4. Discuss potential effects of deprivation or trauma in childhood on later development
Healthy development is influenced by factors such as access to loving caregivers, adequate nutrition, sensory and cognitive stimulation, and linguistic input.
A child reared in a severely deprived setting will not experience such factors and this can affect the child’s development negatively.
- Deprivation in childhood can be seen as living in a state of various forms of neglect to provide basic needs – physical, emotional, or social. Deprivation is often related to institutionalization, growing up in poverty, and parental problems (e.g. alcoholism or mental illness.
- Trauma in childhood can be seen as experiencing a powerful shock (e.g. divorce, death of a parent, physical or sexual abuse, natural disasters, or war. Such experiences may have long-lasting effects on development.
- It is not possible to make a clear-cut distinction between effects of deprivation or trauma: they are much the same. Experiences of deprivation can also be traumatizing for the child.
First let’s look at Trauma
Potential effect of trauma: PTSD
Children who have experienced severe and repeated trauma may develop post-traumatic stress disorder (PTSD), which could interfere with normal development. If left untreated children may exhibit impulsivity, agitation, hyper-vigilance, avoidance behavior, and emotional numbness.
Carion et al. (2009) performed fMRI scans and found that children suffering from PTSD after experiencing extreme stressors such as abuse or witnessing violence performed worse on a simple verbal memory test and showed less hippocampal activity compared to a control group.

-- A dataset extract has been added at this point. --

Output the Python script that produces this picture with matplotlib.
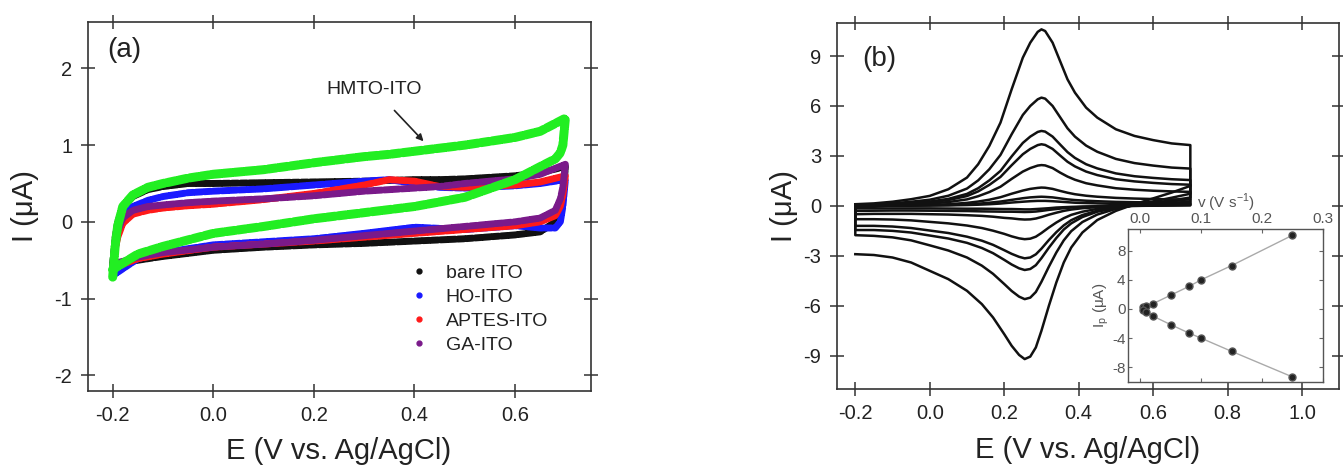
import numpy as np
import matplotlib.pyplot as plt
from matplotlib.lines import Line2D

plt.rcParams['font.family'] = ['Liberation Sans', 'DejaVu Sans']

# ---- panel (a): background CVs of the modified electrodes ----
E_up = [-0.20, -0.195, -0.19, -0.18, -0.16, -0.13, -0.10, -0.05, 0.00, 0.10,
        0.20, 0.30, 0.35, 0.40, 0.45, 0.50, 0.60, 0.65, 0.70]
E_dn = [0.70, 0.695, 0.69, 0.68, 0.65, 0.60, 0.50, 0.40, 0.30, 0.20, 0.10,
        0.00, -0.10, -0.15, -0.20]

bare_up = [-0.55, -0.2, 0.0, 0.18, 0.33, 0.42, 0.46, 0.5, 0.5, 0.51, 0.52, 0.53,
           0.54, 0.55, 0.55, 0.56, 0.6, 0.64, 0.72]
bare_dn = [0.72, 0.3, 0.1, 0.0, -0.13, -0.17, -0.22, -0.25, -0.28, -0.3, -0.33,
           -0.37, -0.45, -0.5, -0.55]
ho_up = [-0.7, -0.35, -0.15, 0.05, 0.2, 0.28, 0.33, 0.38, 0.4, 0.43, 0.48, 0.53,
         0.55, 0.5, 0.45, 0.44, 0.47, 0.5, 0.55]
ho_dn = [0.55, 0.2, 0.0, -0.08, -0.08, -0.05, -0.1, -0.07, -0.15, -0.22, -0.26,
         -0.3, -0.4, -0.48, -0.7]
aptes_up = [-0.6, -0.35, -0.2, -0.02, 0.1, 0.15, 0.18, 0.21, 0.23, 0.29, 0.37,
            0.48, 0.55, 0.53, 0.46, 0.45, 0.48, 0.52, 0.6]
aptes_dn = [0.6, 0.35, 0.2, 0.08, 0.0, -0.05, -0.1, -0.15, -0.2, -0.25, -0.29,
            -0.33, -0.42, -0.48, -0.6]
ga_up = [-0.55, -0.3, -0.12, 0.05, 0.15, 0.2, 0.22, 0.25, 0.27, 0.3, 0.34, 0.4,
         0.42, 0.44, 0.46, 0.5, 0.56, 0.62, 0.75]
ga_dn = [0.75, 0.45, 0.3, 0.15, 0.05, 0.0, -0.06, -0.12, -0.18, -0.24, -0.29,
         -0.33, -0.4, -0.46, -0.55]
hmto_up = [-0.72, -0.3, -0.05, 0.2, 0.35, 0.45, 0.5, 0.57, 0.62, 0.68, 0.77,
           0.85, 0.88, 0.92, 0.96, 1.0, 1.1, 1.18, 1.35]
hmto_dn = [1.35, 1.0, 0.9, 0.82, 0.72, 0.55, 0.32, 0.2, 0.12, 0.04, -0.06,
           -0.15, -0.32, -0.42, -0.62]

labels_a = ['bare ITO', 'HO-ITO', 'APTES-ITO', 'GA-ITO']
colors_a = ['#111111', '#1a1aff', '#ff1a1a', '#7a1a8a']
hmto_color = '#22ee22'

# ---- panel (b): CVs at increasing scan rate ----
E_f = [-0.20, -0.15, -0.10, -0.05, 0.00, 0.05, 0.10, 0.13, 0.16, 0.19, 0.22,
       0.25, 0.27, 0.29, 0.30, 0.31, 0.33, 0.35, 0.37, 0.39, 0.42, 0.45, 0.50,
       0.55, 0.60, 0.65, 0.70]
E_r = [-0.20, -0.15, -0.10, -0.05, 0.00, 0.05, 0.10, 0.14, 0.17, 0.20, 0.22,
       0.24, 0.255, 0.27, 0.285, 0.30, 0.32, 0.34, 0.36, 0.38, 0.41, 0.45, 0.50,
       0.55, 0.60, 0.65, 0.70]

# anodic (forward) branches, fastest scan first
I_f = [
    [0.1, 0.15, 0.25, 0.4, 0.6, 1.0, 1.7, 2.5, 3.6, 5.0, 7.0, 8.9, 9.8, 10.45,
     10.6, 10.5, 9.8, 8.7, 7.6, 6.8, 5.9, 5.3, 4.6, 4.2, 3.95, 3.75, 3.65],
    [0.06, 0.09, 0.15, 0.25, 0.37, 0.61, 1.04, 1.53, 2.2, 3.06, 4.3, 5.46, 6.0,
     6.4, 6.5, 6.44, 6.0, 5.33, 4.66, 4.16, 3.62, 3.25, 2.82, 2.57, 2.42, 2.3,
     2.24],
    [0.05, 0.06, 0.11, 0.17, 0.26, 0.42, 0.72, 1.06, 1.53, 2.1, 2.97, 3.78, 4.16,
     4.44, 4.5, 4.46, 4.16, 3.69, 3.23, 2.88, 2.5, 2.25, 1.95, 1.78, 1.68, 1.6,
     1.55],
    [0.04, 0.05, 0.09, 0.14, 0.21, 0.35, 0.59, 0.87, 1.26, 1.74, 2.44, 3.1, 3.42,
     3.65, 3.7, 3.66, 3.42, 3.03, 2.65, 2.37, 2.06, 1.85, 1.6, 1.47, 1.38, 1.31,
     1.27],
    [0.02, 0.03, 0.06, 0.09, 0.14, 0.23, 0.39, 0.58, 0.83, 1.15, 1.62, 2.06, 2.27,
     2.42, 2.45, 2.43, 2.27, 2.0, 1.76, 1.57, 1.36, 1.23, 1.06, 0.97, 0.91, 0.87,
     0.84],
    [0.01, 0.02, 0.03, 0.04, 0.06, 0.1, 0.18, 0.26, 0.37, 0.52, 0.73, 0.92, 1.02,
     1.08, 1.1, 1.09, 1.02, 0.9, 0.79, 0.7, 0.61, 0.55, 0.48, 0.44, 0.41, 0.39,
     0.38],
    [0.0, 0.01, 0.01, 0.02, 0.03, 0.05, 0.09, 0.13, 0.19, 0.26, 0.36, 0.46, 0.51,
     0.54, 0.55, 0.54, 0.51, 0.45, 0.39, 0.35, 0.31, 0.28, 0.24, 0.22, 0.21, 0.2,
     0.19],
    [0.0, 0.0, 0.01, 0.01, 0.02, 0.03, 0.05, 0.07, 0.1, 0.14, 0.2, 0.25, 0.28,
     0.3, 0.3, 0.3, 0.28, 0.25, 0.22, 0.19, 0.17, 0.15, 0.13, 0.12, 0.11, 0.11,
     0.1],
]
# cathodic (reverse) branches, listed from -0.2 V upwards
I_r = [
    [-2.9, -2.95, -3.1, -3.4, -3.9, -4.4, -5.1, -5.9, -6.7, -7.7, -8.4, -8.95,
     -9.2, -9.05, -8.5, -7.5, -6.0, -4.6, -3.4, -2.5, -1.6, -0.85, -0.3, 0.1,
     0.45, 0.8, 1.2],
    [-1.76, -1.8, -1.89, -2.07, -2.37, -2.68, -3.1, -3.59, -4.08, -4.69, -5.11,
     -5.45, -5.6, -5.51, -5.17, -4.56, -3.65, -2.8, -2.07, -1.52, -0.97, -0.52,
     -0.18, 0.06, 0.27, 0.49, 0.73],
    [-1.45, -1.45, -1.5, -1.6, -1.78, -1.96, -2.22, -2.53, -2.84, -3.24, -3.52,
     -3.75, -3.85, -3.79, -3.56, -3.14, -2.51, -1.93, -1.42, -1.05, -0.67, -0.35,
     -0.13, 0.04, 0.19, 0.33, 0.5],
    [-1.2, -1.2, -1.24, -1.33, -1.48, -1.63, -1.85, -2.09, -2.34, -2.66, -2.88,
     -3.06, -3.15, -3.1, -2.91, -2.57, -2.05, -1.58, -1.17, -0.86, -0.55, -0.29,
     -0.1, 0.03, 0.15, 0.27, 0.41],
    [-0.8, -0.8, -0.82, -0.87, -0.96, -1.05, -1.18, -1.33, -1.49, -1.68, -1.83,
     -1.95, -2.0, -1.97, -1.85, -1.63, -1.3, -1.0, -0.74, -0.54, -0.35, -0.18,
     -0.07, 0.02, 0.1, 0.17, 0.26],
    [-0.5, -0.48, -0.48, -0.48, -0.5, -0.52, -0.56, -0.6, -0.65, -0.72, -0.75,
     -0.8, -0.82, -0.81, -0.76, -0.67, -0.53, -0.41, -0.3, -0.22, -0.14, -0.08,
     -0.03, 0.01, 0.04, 0.07, 0.11],
    [-0.3, -0.29, -0.28, -0.28, -0.29, -0.3, -0.31, -0.33, -0.34, -0.35, -0.35,
     -0.36, -0.37, -0.36, -0.34, -0.3, -0.24, -0.19, -0.14, -0.1, -0.06, -0.03,
     -0.01, 0.0, 0.02, 0.03, 0.05],
    [-0.15, -0.15, -0.15, -0.15, -0.15, -0.16, -0.17, -0.17, -0.18, -0.19, -0.19,
     -0.2, -0.21, -0.21, -0.19, -0.17, -0.14, -0.1, -0.08, -0.06, -0.04, -0.02,
     -0.01, 0.0, 0.01, 0.02, 0.03],
]

# inset: peak currents vs scan rate
scan_rate = [0.005, 0.01, 0.02, 0.05, 0.08, 0.10, 0.15, 0.25]
ipa = [0.3, 0.45, 0.7, 1.9, 3.1, 4.0, 5.95, 10.1]
ipc = [-0.2, -0.35, -0.95, -2.15, -3.3, -4.0, -5.8, -9.3]

text_col = '#222222'
frame_col = '#333333'


def style_axes(ax):
    for sp in ax.spines.values():
        sp.set_color(frame_col)
        sp.set_linewidth(1.2)
    ax.tick_params(which='major', direction='inout', length=10, width=1.1,
                   top=True, right=True, labelsize=14.5, colors=frame_col,
                   labelcolor=text_col, pad=6)


fig = plt.figure(figsize=(13.43, 4.66), dpi=100)

# panel (a)
ax1 = fig.add_axes([0.0652, 0.1616, 0.3745, 0.7905])
ups = [bare_up, ho_up, aptes_up, ga_up]
dns = [bare_dn, ho_dn, aptes_dn, ga_dn]
for up, dn, c in zip(ups, dns, colors_a):
    ax1.plot(E_up + E_dn, up + dn, color=c, lw=5, ls=(0, (0.9, 0.35)),
             dash_capstyle='round')
ax1.plot(E_up + E_dn, hmto_up + hmto_dn, color=hmto_color, lw=6.5,
         ls=(0, (0.9, 0.35)), dash_capstyle='round')
ax1.set_xlim(-0.25, 0.75)
ax1.set_ylim(-2.2, 2.6)
ax1.set_xticks([-0.2, 0.0, 0.2, 0.4, 0.6])
ax1.set_xticklabels(['-0.2', '0.0', '0.2', '0.4', '0.6'])
ax1.set_yticks([-2, -1, 0, 1, 2])
ax1.set_yticklabels(['-2', '-1', '0', '1', '2'])
style_axes(ax1)
ax1.set_xlabel('E (V vs. Ag/AgCl)', fontsize=21, color=text_col, labelpad=9)
ax1.set_ylabel('I (μA)', fontsize=21, color=text_col, labelpad=11)
ax1.text(0.04, 0.925, '(a)', transform=ax1.transAxes, fontsize=20,
         color=text_col, va='center')
ax1.annotate('HMTO-ITO', xy=(0.418, 1.05), xytext=(0.32, 1.73),
             fontsize=14, color=text_col, ha='center', va='center',
             arrowprops=dict(arrowstyle='-|>', color=text_col, lw=1.2,
                             shrinkA=10, shrinkB=0, mutation_scale=10))
handles = [Line2D([], [], marker='o', ls='none', ms=3.5, color=c)
           for c in colors_a]
ax1.legend(handles, labels_a, loc='upper left', bbox_to_anchor=(0.6, 0.39),
           frameon=False, fontsize=14, handletextpad=0.8, labelspacing=0.33,
           labelcolor=text_col, handlelength=1.2)

# panel (b)
ax2 = fig.add_axes([0.623, 0.1651, 0.3742, 0.7862])
for k, (f, r) in enumerate(zip(I_f, I_r)):
    xs = E_f + E_r[::-1]
    ys = f + r[::-1]
    if k > 0:
        # slower scans continue straight into the next forward sweep
        xs = xs + [E_f[0]]
        ys = ys + [f[0]]
    ax2.plot(xs, ys, color='#111111', lw=1.8)
ax2.set_xlim(-0.25, 1.1)
ax2.set_ylim(-11, 11)
ax2.set_xticks([-0.2, 0.0, 0.2, 0.4, 0.6, 0.8, 1.0])
ax2.set_xticklabels(['-0.2', '0.0', '0.2', '0.4', '0.6', '0.8', '1.0'])
ax2.set_yticks([-9, -6, -3, 0, 3, 6, 9])
ax2.set_yticklabels(['-9', '-6', '-3', '0', '3', '6', '9'])
style_axes(ax2)
ax2.set_xlabel('E (V vs. Ag/AgCl)', fontsize=21, color=text_col, labelpad=9)
ax2.set_ylabel('I (μA)', fontsize=21, color=text_col, labelpad=4)
ax2.text(0.05, 0.9, '(b)', transform=ax2.transAxes, fontsize=20,
         color=text_col, va='center')

# inset
ax3 = fig.add_axes([0.8401, 0.1803, 0.1448, 0.3289])
ax3.plot(scan_rate, ipa, color='#aaaaaa', lw=1.0, zorder=1)
ax3.plot(scan_rate, ipc, color='#aaaaaa', lw=1.0, zorder=1)
ax3.plot(scan_rate, ipa, 'o', ms=5, color='#222222', mec='#555555', zorder=2)
ax3.plot(scan_rate, ipc, 'o', ms=5, color='#222222', mec='#555555', zorder=2)
ax3.set_xlim(-0.02, 0.297)
ax3.set_ylim(-10, 11)
ax3.set_xticks([0.0, 0.1, 0.2, 0.3])
ax3.set_xticklabels(['0.0', '0.1', '0.2', '0.3'])
ax3.set_yticks([-8, -4, 0, 4, 8])
ax3.set_yticklabels(['-8', '-4', '0', '4', '8'])
for sp in ax3.spines.values():
    sp.set_color('#555555')
    sp.set_linewidth(1.0)
ax3.xaxis.tick_top()
ax3.xaxis.set_label_position('top')
ax3.tick_params(direction='in', length=3, width=0.8, top=True, bottom=True,
                left=True, right=True, labelsize=11, colors='#666666',
                labelcolor='#555555', pad=2)
ax3.set_xlabel(r'v (V s$^{\mathregular{-1}}$)', fontsize=11, color='#555555',
               labelpad=3)
ax3.set_ylabel(r'I$_\mathregular{p}$ (μA)', fontsize=11, color='#555555',
               labelpad=1)

fig.savefig('out.png', dpi=100)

The participants who performed worst on the test were those who also showed specific PTSD symptoms such as withdrawal from those who wanted to help them. They also had difficulties remembering the trauma, felt cut off from others, and showed lack of emotion.
Yehuda et al. (2001) studied the mental health of 51 children of Holocaust survivors who were raised by traumatized parents and made comparisons to a control group. The mean age of the sample was 40.9 years. The results showed that children of Holocaust survivors were more likely to develop PTSD (33.3 % compared to 12.2% in the control group). Childhood trauma was associated with parental PTSD and the results indicate that PTSD can be transmitted from parent to child.
Now let’s look at Deprivation
Potential effects of deprivation: cognitive impairment and attachment disorder
The English and Romanian adoptees study
This is a longitudinal study of 324 Romanian adoptees that entered the UK between February 1990 and September 1992. The aim was to investigate potential long-term effects of severe deprivation in childhood. All the children had been reared from infancy in very deprived institutions in Romania and adopted into UK families at various ages up to 42 months.
Rutter et al. (2004) investigated a sample of 144 children who were, at that time, six years of age. The parents were interviewed at home and answered questionnaires on the family and the child’s behavior. Three months later the child was assessed using observations and standard cognitive and developmental measures including tests on general cognitive functioning and attachment behavior. The focus was on cognitive impairment and attachment disturbance in children who had spent more than six months in the institutions. The study found no major deficits in children who had spent less than six months there.
- Cognitive impairment was found in 15.4% of the adoptees from Romania but in only 2.3% of the adoptees from the UK.
- There was a persistent cognitive deficit at age six in the children who remained longest in the deprived Romanian institutions before being adopted. This was particularly the case for those children who had also suffered from severe malnutrition.
- These children also had a much smaller head circumference at the time they entered the UK and this could also be observed at age six. This could suggest neural damage.
- Cognitive functioning of the kids were not related to the educational levels of the adoptive parents.
- Data was collected in semi-structured interviews with parents to assess the child’s behavior toward the parent and other adults in both novel and familiar situations.
- There was a relationship between length of institutional deprivation and attachment disorders. No significant deficits were found in the children who entered the UK below the age of six months.
- A number of children showed an insecure attachment pattern called disinhibited attachment disorder or Reactive Attachment Disorder characterized by:
- lack of preference for contact with caregivers versus relative strangers (i.e. lack of differentiation among adults)
- definite lack of checking back with the parent in anxiety provoking situations.
- According to Rutter et al. (2004) a lack of personalized caregiving may well be the key factor that puts children’s social development at risk. This is in line with Bowlby (1969) who argued that emotionally available caregiving is a crucial factor in determining a child’s development and future mental health
- Generally the data revealed a major degree of recovery in children suffering from profound institutional deprivation: the effects were not fixed and irreversible.